* _Input data_
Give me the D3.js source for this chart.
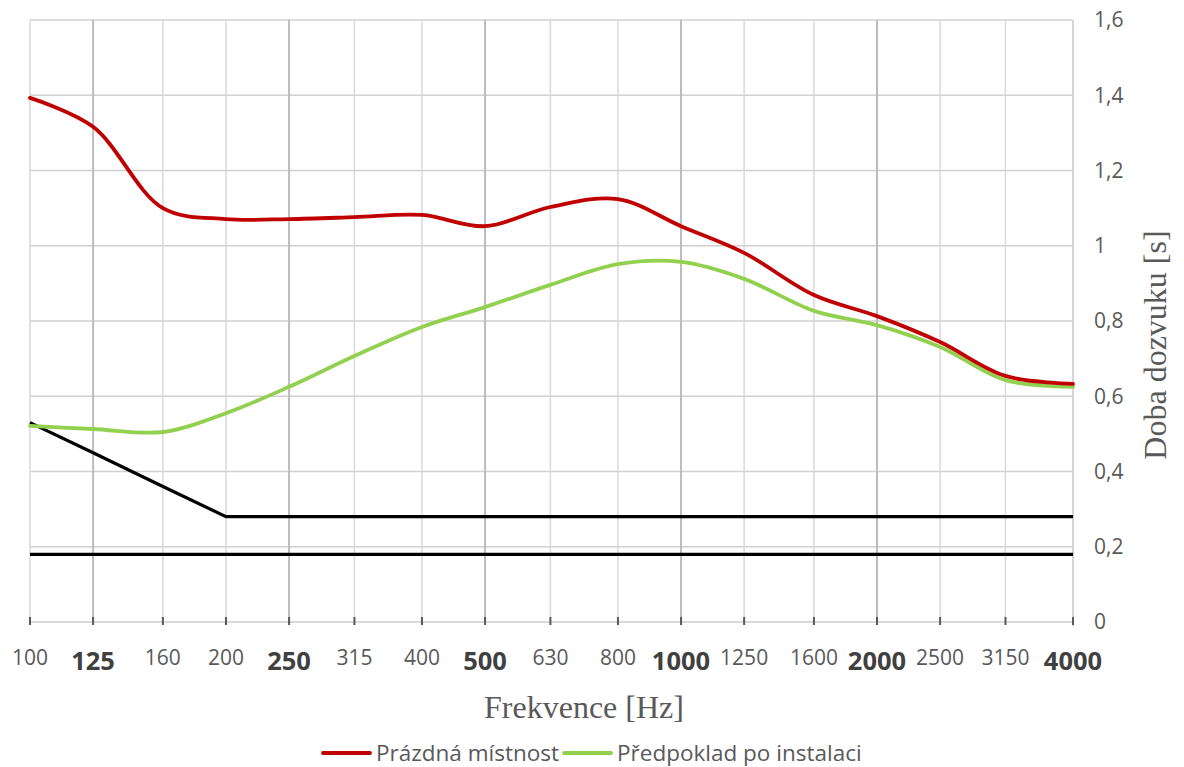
<!DOCTYPE html>
<html>
<head>
<meta charset="utf-8">
<script src="https://cdn.jsdelivr.net/npm/d3@7"></script>
<style>
  body { margin: 0; background: #fff; }
  svg { display: block; }
</style>
</head>
<body>
<svg id="chart" width="1184" height="767"></svg>
<script>
// ---- data ----
const frequencies = [100, 125, 160, 200, 250, 315, 400, 500, 630, 800, 1000, 1250, 1600, 2000, 2500, 3150, 4000];
const boldFrequencies = [125, 250, 500, 1000, 2000, 4000];
const emptyRoom = [1.393, 1.316, 1.10, 1.071, 1.071, 1.076, 1.082, 1.052, 1.103, 1.124, 1.052, 0.981, 0.869, 0.813, 0.744, 0.654, 0.633];
const afterInstall = [0.521, 0.513, 0.505, 0.555, 0.625, 0.707, 0.784, 0.837, 0.896, 0.951, 0.957, 0.912, 0.827, 0.789, 0.731, 0.643, 0.625];
const limitUpper = [0.53, 0.45, 0.36, 0.28, 0.28, 0.28, 0.28, 0.28, 0.28, 0.28, 0.28, 0.28, 0.28, 0.28, 0.28, 0.28, 0.28];
const limitLower = [0.18, 0.18, 0.18, 0.18, 0.18, 0.18, 0.18, 0.18, 0.18, 0.18, 0.18, 0.18, 0.18, 0.18, 0.18, 0.18, 0.18];
const yTicks = [0, 0.2, 0.4, 0.6, 0.8, 1, 1.2, 1.4, 1.6];
const xTitle = "Frekvence [Hz]";
const yTitle = "Doba dozvuku [s]";
const legendLabels = ["Prázdná místnost", "Předpoklad po instalaci"];

(function () {
// ---- layout ----
const svg = d3.select("#chart");
const pL = 30, pR = 1073, pT = 20, pB = 622;
const x = d3.scaleLog().domain([100, 4000]).range([pL, pR]);
const y = d3.scaleLinear().domain([0, 1.6]).range([pB, pT]);
const labelColor = "#595959";
const isBold = d => boldFrequencies.includes(d);

// horizontal grid
svg.append("g").selectAll("line").data(yTicks).join("line")
  .attr("x1", pL).attr("x2", pR)
  .attr("y1", d => y(d)).attr("y2", d => y(d))
  .attr("stroke", "#d0d0d0").attr("stroke-width", 1.5);

// vertical grid
svg.append("g").selectAll("line").data(frequencies).join("line")
  .attr("x1", d => x(d)).attr("x2", d => x(d))
  .attr("y1", pT).attr("y2", pB)
  .attr("stroke", d => isBold(d) && d !== 4000 ? "#bcbcbc" : "#d9d9d9")
  .attr("stroke-width", d => isBold(d) && d !== 4000 ? 2 : 1.5);

// right axis line
svg.append("line").attr("x1", pR).attr("x2", pR).attr("y1", pT).attr("y2", pB + 4)
  .attr("stroke", "#d0d0d0").attr("stroke-width", 1.5);

// bottom axis line
svg.append("line").attr("x1", pL).attr("x2", pR).attr("y1", pB).attr("y2", pB)
  .attr("stroke", "#d9d9d9").attr("stroke-width", 1.5);

// bottom ticks
svg.append("g").selectAll("line").data(frequencies).join("line")
  .attr("x1", d => x(d)).attr("x2", d => x(d))
  .attr("y1", pB - 5).attr("y2", pB + 3)
  .attr("stroke", "#595959").attr("stroke-width", 2);

// x labels
svg.append("g").selectAll("text").data(frequencies).join("text")
  .attr("x", d => x(d))
  .attr("y", d => isBold(d) ? 670 : 665)
  .attr("text-anchor", "middle")
  .attr("font-family", "'Open Sans', sans-serif")
  .attr("font-size", d => isBold(d) ? 25.5 : 21)
  .attr("font-weight", d => isBold(d) ? "bold" : "normal")
  .attr("fill", d => isBold(d) ? "#404040" : labelColor)
  .text(d => d);

// y labels
svg.append("g").selectAll("text").data(yTicks).join("text")
  .attr("x", 1094)
  .attr("y", d => y(d))
  .attr("dy", "0.35em")
  .attr("font-family", "'Open Sans', sans-serif")
  .attr("font-size", 21)
  .attr("fill", labelColor)
  .text(d => String(d).replace(".", ","));

// axis titles
svg.append("text").attr("x", 584).attr("y", 718)
  .attr("text-anchor", "middle")
  .attr("font-family", "'Liberation Serif', serif").attr("font-size", 32)
  .attr("fill", labelColor).text(xTitle);

svg.append("text")
  .attr("transform", "translate(1166,345) rotate(-90)")
  .attr("text-anchor", "middle")
  .attr("font-family", "'Liberation Serif', serif").attr("font-size", 32)
  .attr("fill", labelColor).text(yTitle);

// series
const smooth = d3.line().x((d, i) => x(frequencies[i])).y(d => y(d)).curve(d3.curveCatmullRom.alpha(0.5));
const straight = d3.line().x((d, i) => x(frequencies[i])).y(d => y(d));

svg.append("path").datum(limitLower).attr("d", straight)
  .attr("fill", "none").attr("stroke", "#000").attr("stroke-width", 3.2);
svg.append("path").datum(limitUpper).attr("d", straight)
  .attr("fill", "none").attr("stroke", "#000").attr("stroke-width", 3.2);
svg.append("path").datum(afterInstall).attr("d", smooth)
  .attr("fill", "none").attr("stroke", "#92D050").attr("stroke-width", 3.8).attr("stroke-linecap", "round");
svg.append("path").datum(emptyRoom).attr("d", smooth)
  .attr("fill", "none").attr("stroke", "#C00000").attr("stroke-width", 3.8).attr("stroke-linecap", "round");

// legend
const legendColors = ["#C00000", "#92D050"];
const lg = svg.append("g");
let cx = 323;
legendLabels.forEach((lab, i) => {
  lg.append("line").attr("x1", cx).attr("x2", cx + 47)
    .attr("y1", 753).attr("y2", 753)
    .attr("stroke", legendColors[i]).attr("stroke-width", 3.8).attr("stroke-linecap", "round");
  const t = lg.append("text").attr("x", cx + 53).attr("y", 753).attr("dy", "0.35em")
    .attr("font-family", "'Open Sans', sans-serif").attr("font-size", 22.5)
    .attr("fill", labelColor).text(lab);
  cx = cx + 53 + t.node().getComputedTextLength() + 5;
});
})();
</script>
</body>
</html>
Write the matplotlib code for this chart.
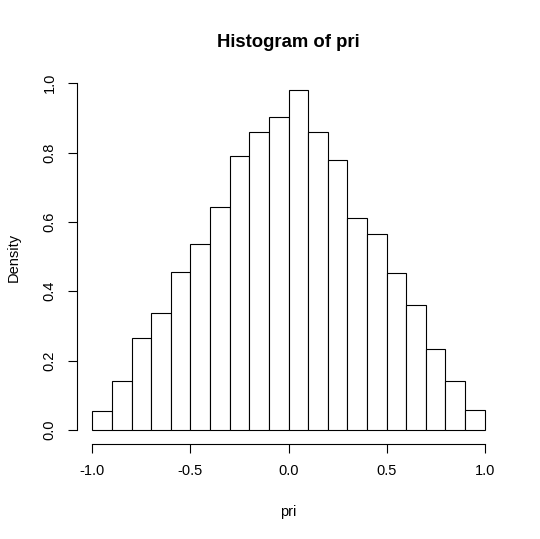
import numpy as np
import matplotlib
matplotlib.use("Agg")
import matplotlib.pyplot as plt

plt.rcParams['font.family'] = ['Liberation Sans', 'DejaVu Sans']

# bin edges and density heights
bin_edges = np.round(np.arange(-1.0, 1.0001, 0.1), 1)
density = [0.054, 0.141, 0.266, 0.338, 0.455, 0.536, 0.643, 0.789, 0.858, 0.902,
           0.980, 0.860, 0.779, 0.612, 0.564, 0.452, 0.361, 0.235, 0.141, 0.057]
x_ticks = [-1.0, -0.5, 0.0, 0.5, 1.0]
x_ticklabels = ["-1.0", "-0.5", "0.0", "0.5", "1.0"]
y_ticks = [0.0, 0.2, 0.4, 0.6, 0.8, 1.0]
y_ticklabels = ["0.0", "0.2", "0.4", "0.6", "0.8", "1.0"]

fig = plt.figure(figsize=(5.4, 5.39), dpi=100)
ax = fig.add_axes([76.6 / 540, 1 - 443.6 / 539, (500.4 - 76.6) / 540, (443.6 - 76.6) / 539])

ax.hist(bin_edges[:-1], bins=bin_edges, weights=density,
        facecolor="white", edgecolor="black", linewidth=0.8)

# R style: 4% padding around data range
ymax = max(density)
ax.set_xlim(-1.08, 1.08)
ax.set_ylim(-0.04 * ymax, ymax * 1.04)

for s in ["top", "right"]:
    ax.spines[s].set_visible(False)
ax.spines["left"].set_bounds(0.0, 1.0)
ax.spines["bottom"].set_bounds(-1.0, 1.0)
for s in ["left", "bottom"]:
    ax.spines[s].set_linewidth(0.8)
ax.spines["left"].set_position(("outward", 0))

ax.set_xticks(x_ticks)
ax.set_xticklabels(x_ticklabels)
ax.set_yticks(y_ticks)
ax.set_yticklabels(y_ticklabels, rotation=90, va="center")
ax.tick_params(axis="both", direction="out", length=6.5, width=0.8,
               labelsize=10.5, colors="black")
ax.tick_params(axis="x", pad=8.5)
ax.tick_params(axis="y", pad=8)

ax.set_title("Histogram of pri", fontsize=13.3, fontweight="bold", pad=21)
fig.text(288.5 / 540, 1 - 511.7 / 539, "pri", ha="center", va="center", fontsize=10.5)
fig.text(13.5 / 540, 1 - 257 / 539, "Density", ha="center", va="center",
         rotation=90, fontsize=10.5)

fig.savefig("out.png", dpi=100, facecolor="white")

* _Set exercise_
Using the listing above, show each line holding the string "matplotlib".

* _Reply_
Write the matplotlib code for this chart.
import matplotlib
matplotlib.use("Agg")
import matplotlib.pyplot as plt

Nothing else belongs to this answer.